EXERCISE PROMPT:
Go through the material and write it all out exactly, minus the pictures.

GIVEN INFORMATION:
========================================================================

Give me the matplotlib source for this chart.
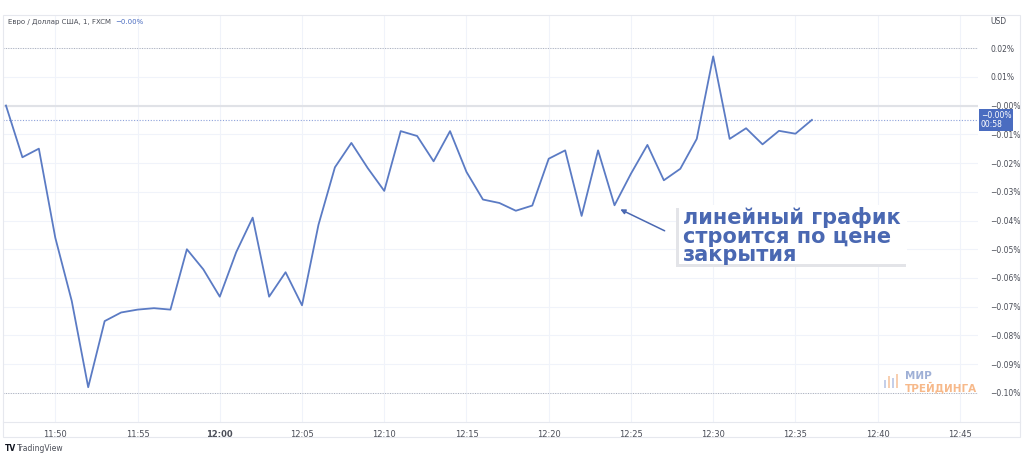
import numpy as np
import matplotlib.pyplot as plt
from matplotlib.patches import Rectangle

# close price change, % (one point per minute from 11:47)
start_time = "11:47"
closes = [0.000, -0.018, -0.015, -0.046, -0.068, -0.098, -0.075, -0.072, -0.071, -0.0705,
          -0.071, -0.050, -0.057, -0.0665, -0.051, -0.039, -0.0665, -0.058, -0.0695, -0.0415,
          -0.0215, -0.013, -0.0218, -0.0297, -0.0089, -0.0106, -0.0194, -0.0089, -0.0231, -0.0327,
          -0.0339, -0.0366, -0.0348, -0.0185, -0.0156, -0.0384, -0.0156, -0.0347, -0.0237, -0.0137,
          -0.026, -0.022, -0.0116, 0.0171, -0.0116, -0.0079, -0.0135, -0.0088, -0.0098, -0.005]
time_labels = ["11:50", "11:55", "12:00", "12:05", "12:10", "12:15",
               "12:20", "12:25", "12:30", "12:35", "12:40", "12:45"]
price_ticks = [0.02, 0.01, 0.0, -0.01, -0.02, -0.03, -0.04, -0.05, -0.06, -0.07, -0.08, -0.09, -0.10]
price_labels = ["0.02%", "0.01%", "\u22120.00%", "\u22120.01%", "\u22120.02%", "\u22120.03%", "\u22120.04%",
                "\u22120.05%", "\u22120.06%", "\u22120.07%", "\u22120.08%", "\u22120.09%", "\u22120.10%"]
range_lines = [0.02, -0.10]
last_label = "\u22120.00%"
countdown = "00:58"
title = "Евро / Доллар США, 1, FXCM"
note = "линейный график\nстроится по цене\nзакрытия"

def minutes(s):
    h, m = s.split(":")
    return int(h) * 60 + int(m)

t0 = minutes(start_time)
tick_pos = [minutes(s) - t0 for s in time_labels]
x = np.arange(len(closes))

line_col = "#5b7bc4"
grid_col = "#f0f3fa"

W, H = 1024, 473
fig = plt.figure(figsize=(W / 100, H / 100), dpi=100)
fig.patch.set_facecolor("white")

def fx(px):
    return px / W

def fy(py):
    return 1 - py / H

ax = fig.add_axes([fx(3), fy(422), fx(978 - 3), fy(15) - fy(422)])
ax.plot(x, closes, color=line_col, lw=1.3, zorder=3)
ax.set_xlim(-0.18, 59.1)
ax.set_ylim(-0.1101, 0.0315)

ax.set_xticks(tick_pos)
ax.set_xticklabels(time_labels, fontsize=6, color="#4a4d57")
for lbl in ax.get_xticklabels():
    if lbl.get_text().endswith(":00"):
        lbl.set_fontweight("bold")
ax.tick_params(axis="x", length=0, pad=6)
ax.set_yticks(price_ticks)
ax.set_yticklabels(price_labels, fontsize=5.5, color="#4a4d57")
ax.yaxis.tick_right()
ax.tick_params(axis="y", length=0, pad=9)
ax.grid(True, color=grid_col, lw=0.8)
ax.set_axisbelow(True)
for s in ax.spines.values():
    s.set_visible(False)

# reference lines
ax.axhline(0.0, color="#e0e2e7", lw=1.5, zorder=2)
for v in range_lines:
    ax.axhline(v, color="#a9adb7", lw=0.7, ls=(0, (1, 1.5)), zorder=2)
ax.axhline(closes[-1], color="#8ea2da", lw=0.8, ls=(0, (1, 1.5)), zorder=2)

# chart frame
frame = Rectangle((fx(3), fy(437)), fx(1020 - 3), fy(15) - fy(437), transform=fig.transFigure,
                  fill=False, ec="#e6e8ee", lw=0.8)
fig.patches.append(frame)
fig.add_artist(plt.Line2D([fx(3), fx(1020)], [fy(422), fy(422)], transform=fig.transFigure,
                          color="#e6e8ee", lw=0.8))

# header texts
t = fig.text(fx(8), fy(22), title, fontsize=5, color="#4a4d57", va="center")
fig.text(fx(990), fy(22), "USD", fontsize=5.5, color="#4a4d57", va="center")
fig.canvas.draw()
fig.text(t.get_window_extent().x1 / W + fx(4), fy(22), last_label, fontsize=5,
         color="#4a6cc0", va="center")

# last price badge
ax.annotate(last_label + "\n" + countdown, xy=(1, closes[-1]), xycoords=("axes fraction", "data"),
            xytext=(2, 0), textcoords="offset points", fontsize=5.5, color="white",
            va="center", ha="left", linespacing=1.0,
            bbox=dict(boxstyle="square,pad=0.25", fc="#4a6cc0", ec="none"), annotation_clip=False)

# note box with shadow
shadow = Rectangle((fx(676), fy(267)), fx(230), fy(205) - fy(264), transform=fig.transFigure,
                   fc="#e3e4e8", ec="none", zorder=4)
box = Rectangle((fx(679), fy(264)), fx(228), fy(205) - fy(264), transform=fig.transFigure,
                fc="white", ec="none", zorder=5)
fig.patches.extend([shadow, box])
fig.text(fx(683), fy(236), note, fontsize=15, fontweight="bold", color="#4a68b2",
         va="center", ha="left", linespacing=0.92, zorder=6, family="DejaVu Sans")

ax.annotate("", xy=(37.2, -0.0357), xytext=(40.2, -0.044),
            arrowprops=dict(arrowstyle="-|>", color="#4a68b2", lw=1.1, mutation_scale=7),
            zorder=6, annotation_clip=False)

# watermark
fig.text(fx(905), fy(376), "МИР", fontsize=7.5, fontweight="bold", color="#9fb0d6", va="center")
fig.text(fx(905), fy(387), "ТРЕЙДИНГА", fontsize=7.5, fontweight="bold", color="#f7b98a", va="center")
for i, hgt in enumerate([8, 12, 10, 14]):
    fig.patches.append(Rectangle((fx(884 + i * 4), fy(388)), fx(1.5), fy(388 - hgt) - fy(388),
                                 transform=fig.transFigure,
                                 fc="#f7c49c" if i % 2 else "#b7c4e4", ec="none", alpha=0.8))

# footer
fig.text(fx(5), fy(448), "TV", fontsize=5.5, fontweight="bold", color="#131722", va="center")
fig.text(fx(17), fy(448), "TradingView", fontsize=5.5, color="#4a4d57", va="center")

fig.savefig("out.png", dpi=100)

========================================================================

THE COMPLETED TASK:
Give me the matplotlib source for this chart.
import numpy as np
import matplotlib.pyplot as plt
from matplotlib.patches import Rectangle

# close price change, % (one point per minute from 11:47)
start_time = "11:47"
closes = [0.000, -0.018, -0.015, -0.046, -0.068, -0.098, -0.075, -0.072, -0.071, -0.0705,
          -0.071, -0.050, -0.057, -0.0665, -0.051, -0.039, -0.0665, -0.058, -0.0695, -0.0415,
          -0.0215, -0.013, -0.0218, -0.0297, -0.0089, -0.0106, -0.0194, -0.0089, -0.0231, -0.0327,
          -0.0339, -0.0366, -0.0348, -0.0185, -0.0156, -0.0384, -0.0156, -0.0347, -0.0237, -0.0137,
          -0.026, -0.022, -0.0116, 0.0171, -0.0116, -0.0079, -0.0135, -0.0088, -0.0098, -0.005]
time_labels = ["11:50", "11:55", "12:00", "12:05", "12:10", "12:15",
               "12:20", "12:25", "12:30", "12:35", "12:40", "12:45"]
price_ticks = [0.02, 0.01, 0.0, -0.01, -0.02, -0.03, -0.04, -0.05, -0.06, -0.07, -0.08, -0.09, -0.10]
price_labels = ["0.02%", "0.01%", "\u22120.00%", "\u22120.01%", "\u22120.02%", "\u22120.03%", "\u22120.04%",
                "\u22120.05%", "\u22120.06%", "\u22120.07%", "\u22120.08%", "\u22120.09%", "\u22120.10%"]
range_lines = [0.02, -0.10]
last_label = "\u22120.00%"
countdown = "00:58"
title = "Евро / Доллар США, 1, FXCM"
note = "линейный график\nстроится по цене\nзакрытия"

def minutes(s):
    h, m = s.split(":")
    return int(h) * 60 + int(m)

t0 = minutes(start_time)
tick_pos = [minutes(s) - t0 for s in time_labels]
x = np.arange(len(closes))

line_col = "#5b7bc4"
grid_col = "#f0f3fa"

W, H = 1024, 473
fig = plt.figure(figsize=(W / 100, H / 100), dpi=100)
fig.patch.set_facecolor("white")

def fx(px):
    return px / W

def fy(py):
    return 1 - py / H

ax = fig.add_axes([fx(3), fy(422), fx(978 - 3), fy(15) - fy(422)])
ax.plot(x, closes, color=line_col, lw=1.3, zorder=3)
ax.set_xlim(-0.18, 59.1)
ax.set_ylim(-0.1101, 0.0315)

ax.set_xticks(tick_pos)
ax.set_xticklabels(time_labels, fontsize=6, color="#4a4d57")
for lbl in ax.get_xticklabels():
    if lbl.get_text().endswith(":00"):
        lbl.set_fontweight("bold")
ax.tick_params(axis="x", length=0, pad=6)
ax.set_yticks(price_ticks)
ax.set_yticklabels(price_labels, fontsize=5.5, color="#4a4d57")
ax.yaxis.tick_right()
ax.tick_params(axis="y", length=0, pad=9)
ax.grid(True, color=grid_col, lw=0.8)
ax.set_axisbelow(True)
for s in ax.spines.values():
    s.set_visible(False)

# reference lines
ax.axhline(0.0, color="#e0e2e7", lw=1.5, zorder=2)
for v in range_lines:
    ax.axhline(v, color="#a9adb7", lw=0.7, ls=(0, (1, 1.5)), zorder=2)
ax.axhline(closes[-1], color="#8ea2da", lw=0.8, ls=(0, (1, 1.5)), zorder=2)

# chart frame
frame = Rectangle((fx(3), fy(437)), fx(1020 - 3), fy(15) - fy(437), transform=fig.transFigure,
                  fill=False, ec="#e6e8ee", lw=0.8)
fig.patches.append(frame)
fig.add_artist(plt.Line2D([fx(3), fx(1020)], [fy(422), fy(422)], transform=fig.transFigure,
                          color="#e6e8ee", lw=0.8))

# header texts
t = fig.text(fx(8), fy(22), title, fontsize=5, color="#4a4d57", va="center")
fig.text(fx(990), fy(22), "USD", fontsize=5.5, color="#4a4d57", va="center")
fig.canvas.draw()
fig.text(t.get_window_extent().x1 / W + fx(4), fy(22), last_label, fontsize=5,
         color="#4a6cc0", va="center")

# last price badge
ax.annotate(last_label + "\n" + countdown, xy=(1, closes[-1]), xycoords=("axes fraction", "data"),
            xytext=(2, 0), textcoords="offset points", fontsize=5.5, color="white",
            va="center", ha="left", linespacing=1.0,
            bbox=dict(boxstyle="square,pad=0.25", fc="#4a6cc0", ec="none"), annotation_clip=False)

# note box with shadow
shadow = Rectangle((fx(676), fy(267)), fx(230), fy(205) - fy(264), transform=fig.transFigure,
                   fc="#e3e4e8", ec="none", zorder=4)
box = Rectangle((fx(679), fy(264)), fx(228), fy(205) - fy(264), transform=fig.transFigure,
                fc="white", ec="none", zorder=5)
fig.patches.extend([shadow, box])
fig.text(fx(683), fy(236), note, fontsize=15, fontweight="bold", color="#4a68b2",
         va="center", ha="left", linespacing=0.92, zorder=6, family="DejaVu Sans")

ax.annotate("", xy=(37.2, -0.0357), xytext=(40.2, -0.044),
            arrowprops=dict(arrowstyle="-|>", color="#4a68b2", lw=1.1, mutation_scale=7),
            zorder=6, annotation_clip=False)

# watermark
fig.text(fx(905), fy(376), "МИР", fontsize=7.5, fontweight="bold", color="#9fb0d6", va="center")
fig.text(fx(905), fy(387), "ТРЕЙДИНГА", fontsize=7.5, fontweight="bold", color="#f7b98a", va="center")
for i, hgt in enumerate([8, 12, 10, 14]):
    fig.patches.append(Rectangle((fx(884 + i * 4), fy(388)), fx(1.5), fy(388 - hgt) - fy(388),
                                 transform=fig.transFigure,
                                 fc="#f7c49c" if i % 2 else "#b7c4e4", ec="none", alpha=0.8))

# footer
fig.text(fx(5), fy(448), "TV", fontsize=5.5, fontweight="bold", color="#131722", va="center")
fig.text(fx(17), fy(448), "TradingView", fontsize=5.5, color="#4a4d57", va="center")

fig.savefig("out.png", dpi=100)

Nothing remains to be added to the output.